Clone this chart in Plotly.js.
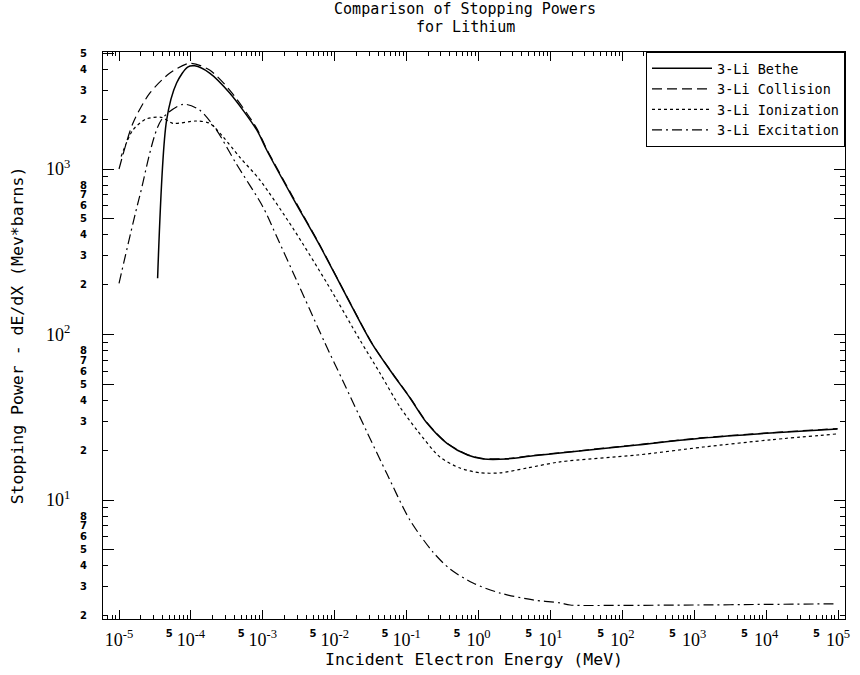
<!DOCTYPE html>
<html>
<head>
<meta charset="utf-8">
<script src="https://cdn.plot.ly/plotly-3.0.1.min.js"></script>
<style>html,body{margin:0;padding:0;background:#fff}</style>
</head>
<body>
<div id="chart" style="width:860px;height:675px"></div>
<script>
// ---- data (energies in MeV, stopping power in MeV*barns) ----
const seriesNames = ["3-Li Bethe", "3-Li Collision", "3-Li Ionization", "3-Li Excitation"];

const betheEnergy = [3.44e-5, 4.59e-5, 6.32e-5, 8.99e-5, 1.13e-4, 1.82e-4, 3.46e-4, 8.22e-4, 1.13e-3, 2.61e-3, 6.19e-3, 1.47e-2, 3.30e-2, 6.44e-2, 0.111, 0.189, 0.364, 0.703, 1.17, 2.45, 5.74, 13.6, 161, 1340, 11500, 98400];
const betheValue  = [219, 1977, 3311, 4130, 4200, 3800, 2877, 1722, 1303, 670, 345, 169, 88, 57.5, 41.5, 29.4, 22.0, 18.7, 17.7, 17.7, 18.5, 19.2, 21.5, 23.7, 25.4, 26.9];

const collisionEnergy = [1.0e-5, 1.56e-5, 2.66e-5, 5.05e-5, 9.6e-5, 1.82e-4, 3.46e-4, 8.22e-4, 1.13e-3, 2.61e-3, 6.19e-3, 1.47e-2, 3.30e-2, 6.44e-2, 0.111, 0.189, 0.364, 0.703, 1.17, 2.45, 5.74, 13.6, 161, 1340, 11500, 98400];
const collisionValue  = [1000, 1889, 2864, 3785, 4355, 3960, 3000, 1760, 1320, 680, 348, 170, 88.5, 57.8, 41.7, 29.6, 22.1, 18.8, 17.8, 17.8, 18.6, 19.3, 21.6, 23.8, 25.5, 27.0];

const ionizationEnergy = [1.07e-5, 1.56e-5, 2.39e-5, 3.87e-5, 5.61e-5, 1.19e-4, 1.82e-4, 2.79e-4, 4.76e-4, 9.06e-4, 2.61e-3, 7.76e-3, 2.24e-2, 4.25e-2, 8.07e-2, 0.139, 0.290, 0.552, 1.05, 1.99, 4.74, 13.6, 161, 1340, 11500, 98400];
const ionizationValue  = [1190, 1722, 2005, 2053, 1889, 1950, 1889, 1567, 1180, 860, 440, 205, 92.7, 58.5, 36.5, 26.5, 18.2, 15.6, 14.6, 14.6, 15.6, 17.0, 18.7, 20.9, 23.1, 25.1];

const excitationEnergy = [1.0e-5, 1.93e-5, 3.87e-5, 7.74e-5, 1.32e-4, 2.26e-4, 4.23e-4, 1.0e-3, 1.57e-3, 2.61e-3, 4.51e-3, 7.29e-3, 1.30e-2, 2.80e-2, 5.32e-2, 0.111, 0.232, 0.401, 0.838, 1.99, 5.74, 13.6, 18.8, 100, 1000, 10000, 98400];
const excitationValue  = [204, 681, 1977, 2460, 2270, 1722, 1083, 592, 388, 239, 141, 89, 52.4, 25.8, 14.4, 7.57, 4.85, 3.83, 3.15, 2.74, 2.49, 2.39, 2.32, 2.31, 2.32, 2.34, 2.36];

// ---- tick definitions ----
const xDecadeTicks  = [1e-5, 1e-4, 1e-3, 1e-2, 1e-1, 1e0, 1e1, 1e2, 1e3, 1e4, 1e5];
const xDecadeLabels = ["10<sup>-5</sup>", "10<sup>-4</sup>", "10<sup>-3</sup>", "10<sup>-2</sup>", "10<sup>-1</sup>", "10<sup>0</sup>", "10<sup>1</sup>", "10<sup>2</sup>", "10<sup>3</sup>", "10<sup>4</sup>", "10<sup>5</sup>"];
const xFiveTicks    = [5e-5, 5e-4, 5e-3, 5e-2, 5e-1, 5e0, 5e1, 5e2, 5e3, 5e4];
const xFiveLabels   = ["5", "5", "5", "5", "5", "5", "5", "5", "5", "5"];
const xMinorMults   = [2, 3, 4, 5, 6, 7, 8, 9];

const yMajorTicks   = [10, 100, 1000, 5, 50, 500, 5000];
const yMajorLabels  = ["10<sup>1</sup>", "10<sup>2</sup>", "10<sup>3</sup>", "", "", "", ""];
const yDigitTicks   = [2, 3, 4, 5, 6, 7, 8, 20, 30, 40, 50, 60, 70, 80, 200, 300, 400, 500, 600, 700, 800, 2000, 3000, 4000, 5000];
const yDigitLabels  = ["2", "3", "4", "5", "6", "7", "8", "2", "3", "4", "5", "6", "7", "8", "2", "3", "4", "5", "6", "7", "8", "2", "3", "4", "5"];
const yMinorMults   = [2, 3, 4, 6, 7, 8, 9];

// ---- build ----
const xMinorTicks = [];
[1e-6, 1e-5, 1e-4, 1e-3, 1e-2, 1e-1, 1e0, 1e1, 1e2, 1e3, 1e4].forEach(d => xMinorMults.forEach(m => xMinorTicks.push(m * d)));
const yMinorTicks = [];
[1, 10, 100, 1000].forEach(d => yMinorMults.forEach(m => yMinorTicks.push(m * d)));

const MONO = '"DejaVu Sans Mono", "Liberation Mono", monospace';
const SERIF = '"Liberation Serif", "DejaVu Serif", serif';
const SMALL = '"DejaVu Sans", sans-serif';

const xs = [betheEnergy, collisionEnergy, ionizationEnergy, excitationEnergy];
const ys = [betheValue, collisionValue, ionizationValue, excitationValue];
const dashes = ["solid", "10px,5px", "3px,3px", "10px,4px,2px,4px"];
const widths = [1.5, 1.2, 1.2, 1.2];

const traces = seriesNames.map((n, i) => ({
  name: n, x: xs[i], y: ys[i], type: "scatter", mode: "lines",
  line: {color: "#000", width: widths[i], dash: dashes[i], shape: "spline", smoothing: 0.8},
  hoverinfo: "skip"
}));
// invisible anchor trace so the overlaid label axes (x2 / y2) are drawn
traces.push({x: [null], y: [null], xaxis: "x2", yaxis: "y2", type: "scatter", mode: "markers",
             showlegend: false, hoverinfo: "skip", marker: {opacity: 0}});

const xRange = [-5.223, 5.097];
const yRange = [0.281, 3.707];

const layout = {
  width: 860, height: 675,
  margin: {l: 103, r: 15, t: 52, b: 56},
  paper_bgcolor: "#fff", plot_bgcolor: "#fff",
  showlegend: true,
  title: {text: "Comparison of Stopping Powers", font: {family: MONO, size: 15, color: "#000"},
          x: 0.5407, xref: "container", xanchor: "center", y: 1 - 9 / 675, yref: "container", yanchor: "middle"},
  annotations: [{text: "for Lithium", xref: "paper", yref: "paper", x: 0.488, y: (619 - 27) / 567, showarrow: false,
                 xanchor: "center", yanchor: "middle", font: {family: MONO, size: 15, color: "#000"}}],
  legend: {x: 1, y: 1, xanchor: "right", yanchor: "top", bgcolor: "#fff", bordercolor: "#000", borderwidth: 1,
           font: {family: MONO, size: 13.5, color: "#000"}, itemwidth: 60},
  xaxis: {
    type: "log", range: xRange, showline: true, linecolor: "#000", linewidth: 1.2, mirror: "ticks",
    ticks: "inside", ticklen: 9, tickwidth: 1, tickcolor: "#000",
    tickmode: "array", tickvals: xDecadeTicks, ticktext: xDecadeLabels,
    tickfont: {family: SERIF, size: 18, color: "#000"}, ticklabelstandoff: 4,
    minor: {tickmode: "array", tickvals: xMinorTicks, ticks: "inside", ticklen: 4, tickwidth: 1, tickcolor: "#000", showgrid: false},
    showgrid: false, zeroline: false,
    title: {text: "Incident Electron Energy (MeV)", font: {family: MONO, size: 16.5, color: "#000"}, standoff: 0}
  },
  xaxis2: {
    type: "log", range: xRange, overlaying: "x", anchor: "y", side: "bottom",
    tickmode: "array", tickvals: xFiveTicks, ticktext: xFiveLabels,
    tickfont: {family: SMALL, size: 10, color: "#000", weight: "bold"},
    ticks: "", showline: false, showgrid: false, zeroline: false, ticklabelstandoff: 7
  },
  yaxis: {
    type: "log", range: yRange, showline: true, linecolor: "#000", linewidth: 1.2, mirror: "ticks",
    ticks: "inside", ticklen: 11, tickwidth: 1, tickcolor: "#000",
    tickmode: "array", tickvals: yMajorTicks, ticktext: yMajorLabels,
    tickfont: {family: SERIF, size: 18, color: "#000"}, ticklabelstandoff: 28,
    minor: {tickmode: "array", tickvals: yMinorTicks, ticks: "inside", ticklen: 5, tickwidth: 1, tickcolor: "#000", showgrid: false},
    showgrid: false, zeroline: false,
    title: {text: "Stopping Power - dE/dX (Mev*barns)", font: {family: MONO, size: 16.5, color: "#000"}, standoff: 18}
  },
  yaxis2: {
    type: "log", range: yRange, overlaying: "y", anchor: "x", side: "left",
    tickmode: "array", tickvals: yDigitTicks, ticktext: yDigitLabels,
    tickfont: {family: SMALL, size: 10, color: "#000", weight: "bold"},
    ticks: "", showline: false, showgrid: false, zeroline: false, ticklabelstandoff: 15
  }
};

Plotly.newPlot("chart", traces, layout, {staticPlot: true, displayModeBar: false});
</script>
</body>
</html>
------------
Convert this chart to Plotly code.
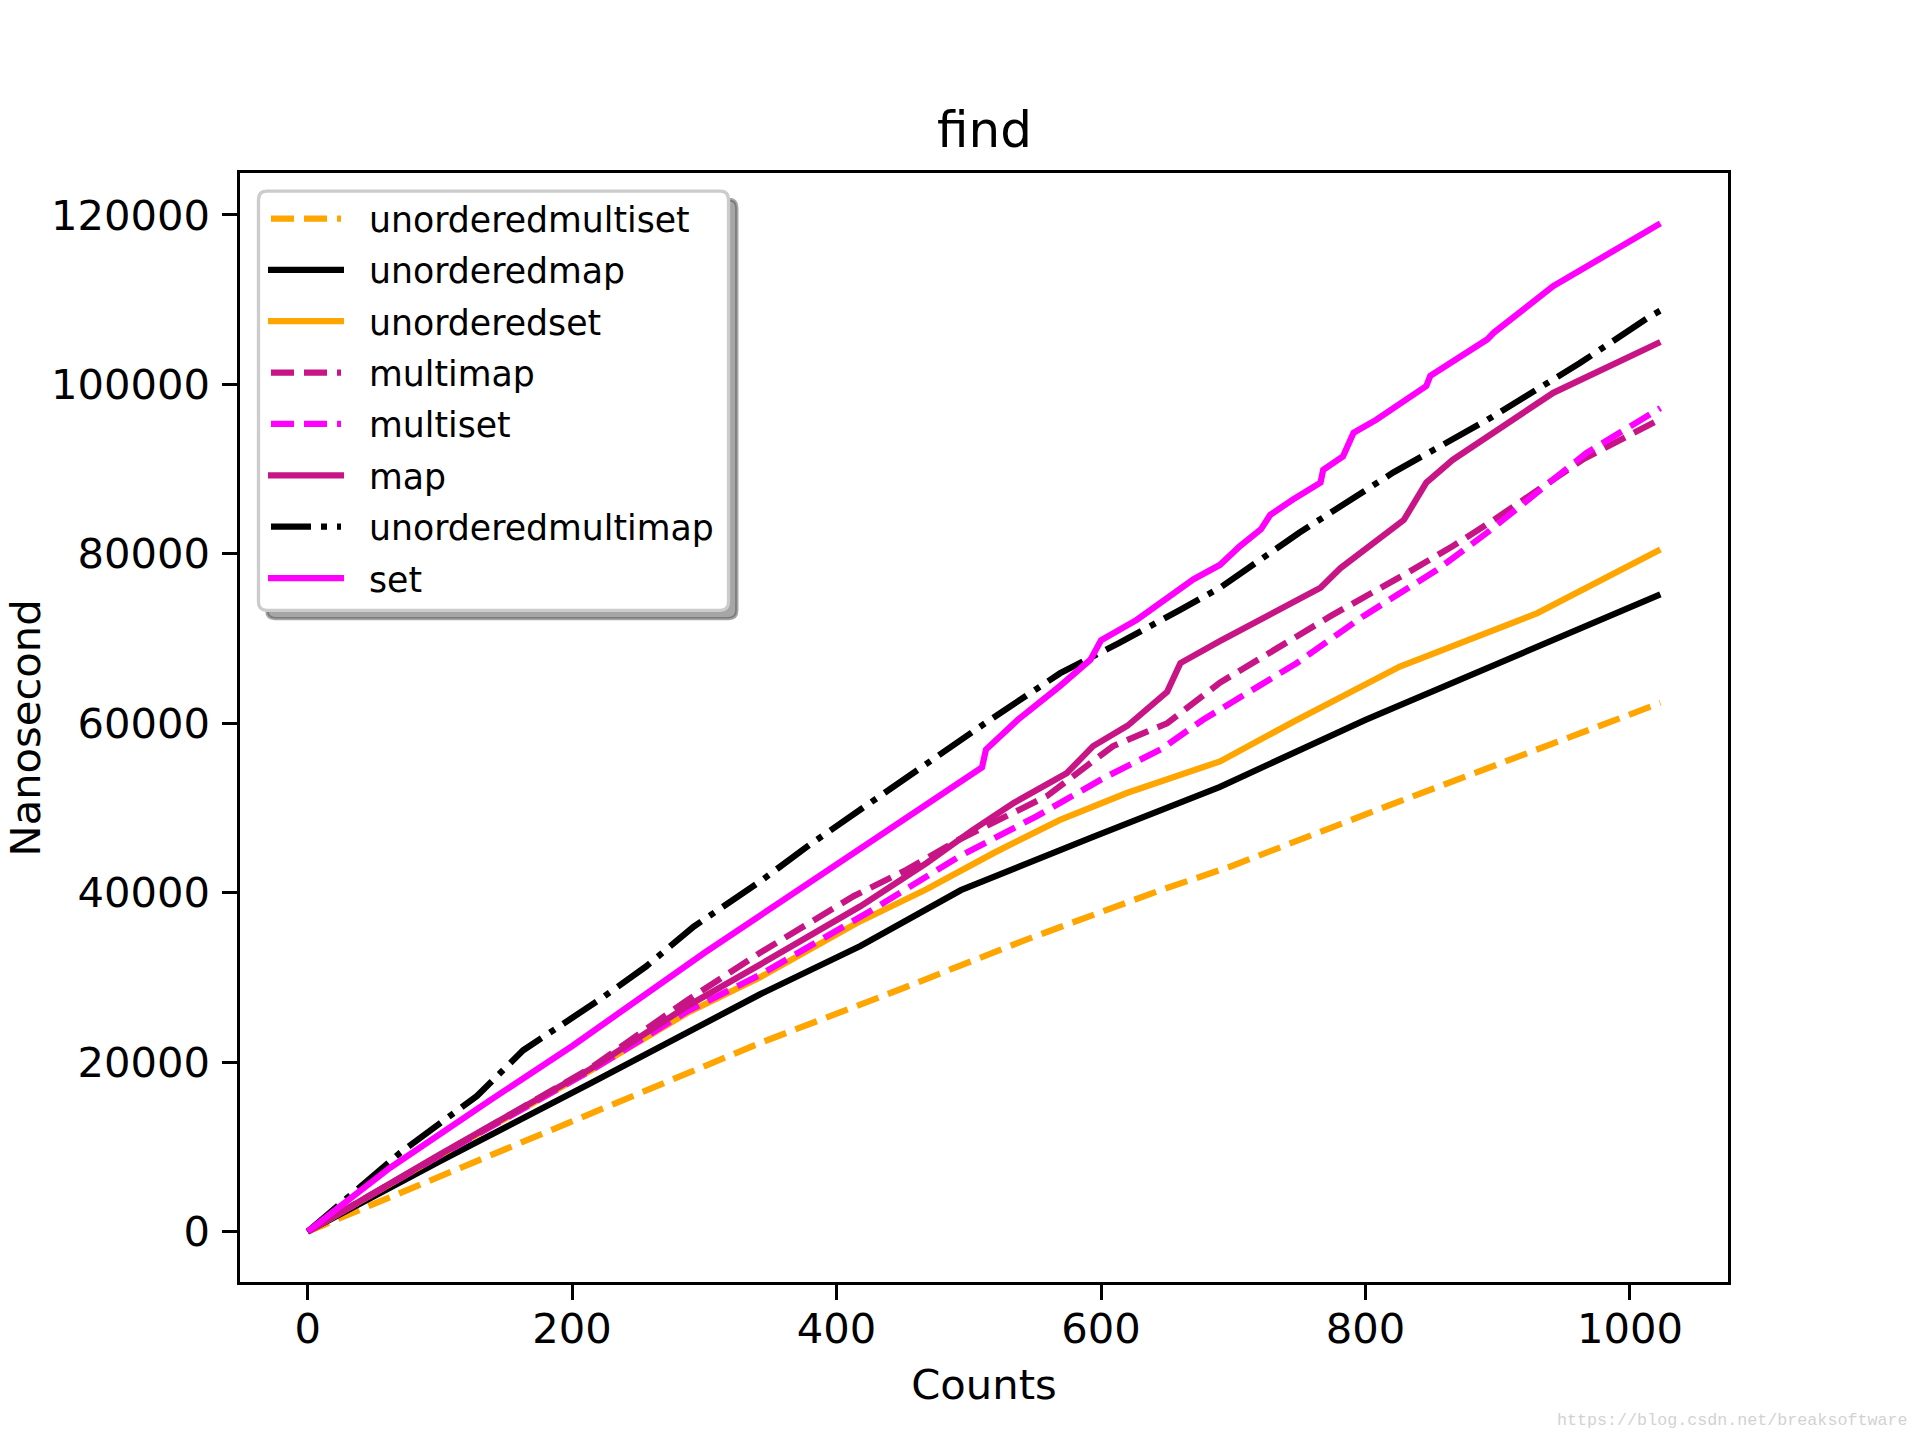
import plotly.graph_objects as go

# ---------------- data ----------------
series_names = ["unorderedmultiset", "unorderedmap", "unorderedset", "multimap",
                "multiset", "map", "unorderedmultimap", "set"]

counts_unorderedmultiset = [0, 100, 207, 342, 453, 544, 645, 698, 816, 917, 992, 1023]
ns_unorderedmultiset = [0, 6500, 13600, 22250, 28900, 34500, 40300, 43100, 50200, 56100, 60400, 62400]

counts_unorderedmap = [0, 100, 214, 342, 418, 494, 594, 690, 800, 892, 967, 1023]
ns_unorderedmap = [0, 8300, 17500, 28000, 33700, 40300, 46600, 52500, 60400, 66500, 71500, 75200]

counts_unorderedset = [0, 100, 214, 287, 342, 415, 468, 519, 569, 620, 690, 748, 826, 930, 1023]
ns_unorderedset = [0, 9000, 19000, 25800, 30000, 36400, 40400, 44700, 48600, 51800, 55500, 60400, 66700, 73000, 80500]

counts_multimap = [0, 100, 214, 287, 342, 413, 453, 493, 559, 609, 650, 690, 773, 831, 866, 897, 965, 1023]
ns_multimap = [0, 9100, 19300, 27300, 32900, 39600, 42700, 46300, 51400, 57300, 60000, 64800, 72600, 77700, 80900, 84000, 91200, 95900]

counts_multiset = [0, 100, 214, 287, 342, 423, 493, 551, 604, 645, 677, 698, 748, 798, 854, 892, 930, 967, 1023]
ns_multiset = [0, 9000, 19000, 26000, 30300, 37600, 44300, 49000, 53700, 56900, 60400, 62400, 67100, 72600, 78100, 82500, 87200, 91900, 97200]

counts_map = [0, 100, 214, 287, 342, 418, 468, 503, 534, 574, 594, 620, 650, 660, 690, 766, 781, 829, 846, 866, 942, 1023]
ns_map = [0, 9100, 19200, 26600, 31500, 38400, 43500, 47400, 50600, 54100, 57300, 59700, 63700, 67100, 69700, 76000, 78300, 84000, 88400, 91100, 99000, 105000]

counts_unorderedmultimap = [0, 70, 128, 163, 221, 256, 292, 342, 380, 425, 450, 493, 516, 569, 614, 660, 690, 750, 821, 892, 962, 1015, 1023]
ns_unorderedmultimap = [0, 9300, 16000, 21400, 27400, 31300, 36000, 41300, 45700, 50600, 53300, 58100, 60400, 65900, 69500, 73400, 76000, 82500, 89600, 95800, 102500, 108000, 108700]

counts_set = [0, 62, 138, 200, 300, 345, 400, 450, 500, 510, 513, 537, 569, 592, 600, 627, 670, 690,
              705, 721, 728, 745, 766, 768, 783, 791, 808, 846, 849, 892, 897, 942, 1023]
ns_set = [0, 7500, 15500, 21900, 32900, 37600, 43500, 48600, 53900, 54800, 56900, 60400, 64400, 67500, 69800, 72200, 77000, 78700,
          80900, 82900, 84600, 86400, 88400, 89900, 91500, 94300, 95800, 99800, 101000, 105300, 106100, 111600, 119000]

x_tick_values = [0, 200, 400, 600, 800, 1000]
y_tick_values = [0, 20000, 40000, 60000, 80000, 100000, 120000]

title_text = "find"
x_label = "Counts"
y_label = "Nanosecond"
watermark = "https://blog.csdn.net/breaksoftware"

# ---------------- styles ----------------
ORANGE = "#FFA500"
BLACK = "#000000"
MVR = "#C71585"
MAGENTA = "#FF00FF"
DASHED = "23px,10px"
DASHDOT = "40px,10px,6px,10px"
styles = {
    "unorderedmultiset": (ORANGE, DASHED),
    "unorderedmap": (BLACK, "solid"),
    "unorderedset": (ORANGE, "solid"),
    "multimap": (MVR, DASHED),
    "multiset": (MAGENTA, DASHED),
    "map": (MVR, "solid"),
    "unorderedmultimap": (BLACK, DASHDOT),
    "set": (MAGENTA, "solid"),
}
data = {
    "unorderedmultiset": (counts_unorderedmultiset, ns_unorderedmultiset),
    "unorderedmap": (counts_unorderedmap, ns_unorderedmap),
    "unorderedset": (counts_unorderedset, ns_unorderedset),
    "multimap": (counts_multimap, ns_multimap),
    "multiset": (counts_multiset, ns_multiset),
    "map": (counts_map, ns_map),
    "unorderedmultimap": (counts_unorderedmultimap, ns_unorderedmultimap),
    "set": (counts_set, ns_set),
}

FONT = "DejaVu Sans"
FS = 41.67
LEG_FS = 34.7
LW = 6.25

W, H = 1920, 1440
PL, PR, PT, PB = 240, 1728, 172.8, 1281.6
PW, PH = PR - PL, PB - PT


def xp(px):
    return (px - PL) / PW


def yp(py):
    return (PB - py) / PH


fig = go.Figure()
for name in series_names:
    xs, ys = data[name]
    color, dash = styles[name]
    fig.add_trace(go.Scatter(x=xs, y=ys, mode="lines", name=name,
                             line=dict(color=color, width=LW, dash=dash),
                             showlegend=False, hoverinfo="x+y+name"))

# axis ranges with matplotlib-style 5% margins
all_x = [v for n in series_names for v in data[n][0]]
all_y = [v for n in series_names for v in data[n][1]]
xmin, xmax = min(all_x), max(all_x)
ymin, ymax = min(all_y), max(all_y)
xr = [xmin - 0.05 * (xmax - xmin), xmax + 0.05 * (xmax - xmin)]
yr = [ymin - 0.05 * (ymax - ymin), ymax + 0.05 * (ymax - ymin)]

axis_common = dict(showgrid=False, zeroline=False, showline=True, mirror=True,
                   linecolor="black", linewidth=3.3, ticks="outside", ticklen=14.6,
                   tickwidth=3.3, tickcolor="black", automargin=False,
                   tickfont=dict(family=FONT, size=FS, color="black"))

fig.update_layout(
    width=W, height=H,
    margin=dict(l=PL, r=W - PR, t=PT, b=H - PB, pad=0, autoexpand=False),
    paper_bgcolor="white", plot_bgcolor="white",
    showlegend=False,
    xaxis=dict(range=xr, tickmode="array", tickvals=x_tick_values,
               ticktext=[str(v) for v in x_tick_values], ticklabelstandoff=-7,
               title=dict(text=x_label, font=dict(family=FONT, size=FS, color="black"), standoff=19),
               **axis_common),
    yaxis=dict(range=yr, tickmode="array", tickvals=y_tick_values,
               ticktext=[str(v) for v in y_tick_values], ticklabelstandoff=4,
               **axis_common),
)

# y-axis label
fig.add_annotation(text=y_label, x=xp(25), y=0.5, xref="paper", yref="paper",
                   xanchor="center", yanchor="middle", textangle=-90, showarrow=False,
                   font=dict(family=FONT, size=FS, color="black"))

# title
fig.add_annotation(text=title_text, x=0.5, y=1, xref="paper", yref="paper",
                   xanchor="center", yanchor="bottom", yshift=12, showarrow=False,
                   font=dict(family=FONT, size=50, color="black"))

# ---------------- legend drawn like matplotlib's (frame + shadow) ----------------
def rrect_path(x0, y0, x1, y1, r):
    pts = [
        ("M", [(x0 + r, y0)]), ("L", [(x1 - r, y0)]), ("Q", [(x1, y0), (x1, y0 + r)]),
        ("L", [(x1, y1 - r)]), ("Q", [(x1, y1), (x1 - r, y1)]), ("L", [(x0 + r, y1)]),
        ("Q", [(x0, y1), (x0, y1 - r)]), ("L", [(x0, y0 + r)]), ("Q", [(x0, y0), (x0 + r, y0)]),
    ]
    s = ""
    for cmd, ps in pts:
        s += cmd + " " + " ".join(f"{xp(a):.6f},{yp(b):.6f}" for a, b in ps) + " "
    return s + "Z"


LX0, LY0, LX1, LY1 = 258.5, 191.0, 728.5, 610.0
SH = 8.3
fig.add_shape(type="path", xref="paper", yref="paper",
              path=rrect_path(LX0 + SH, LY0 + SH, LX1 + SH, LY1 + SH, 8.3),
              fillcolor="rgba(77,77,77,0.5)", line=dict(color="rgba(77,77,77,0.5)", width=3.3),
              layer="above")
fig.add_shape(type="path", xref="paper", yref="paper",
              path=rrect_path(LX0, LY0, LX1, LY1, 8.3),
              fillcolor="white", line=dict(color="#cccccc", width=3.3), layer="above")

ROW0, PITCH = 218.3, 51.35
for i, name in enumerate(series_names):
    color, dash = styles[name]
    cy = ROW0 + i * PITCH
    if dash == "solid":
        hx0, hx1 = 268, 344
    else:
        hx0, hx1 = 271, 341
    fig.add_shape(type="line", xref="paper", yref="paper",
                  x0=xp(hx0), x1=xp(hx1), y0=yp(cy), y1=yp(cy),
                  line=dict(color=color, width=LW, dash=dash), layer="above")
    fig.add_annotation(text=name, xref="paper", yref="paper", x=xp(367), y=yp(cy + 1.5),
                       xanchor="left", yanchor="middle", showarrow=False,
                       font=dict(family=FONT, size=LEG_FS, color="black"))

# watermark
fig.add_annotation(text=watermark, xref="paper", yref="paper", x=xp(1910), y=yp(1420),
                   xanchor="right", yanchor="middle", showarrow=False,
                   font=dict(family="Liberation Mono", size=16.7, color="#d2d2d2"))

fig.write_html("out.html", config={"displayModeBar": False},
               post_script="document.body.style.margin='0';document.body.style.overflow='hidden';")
------------
** What is needed **
In the listing above, find the line with "Convert this chart to Plotly code." and the line with "import plotly.graph_objects as go". Copy exactly those two and every line between, without the pictures.

** Task response **
Convert this chart to Plotly code.
import plotly.graph_objects as go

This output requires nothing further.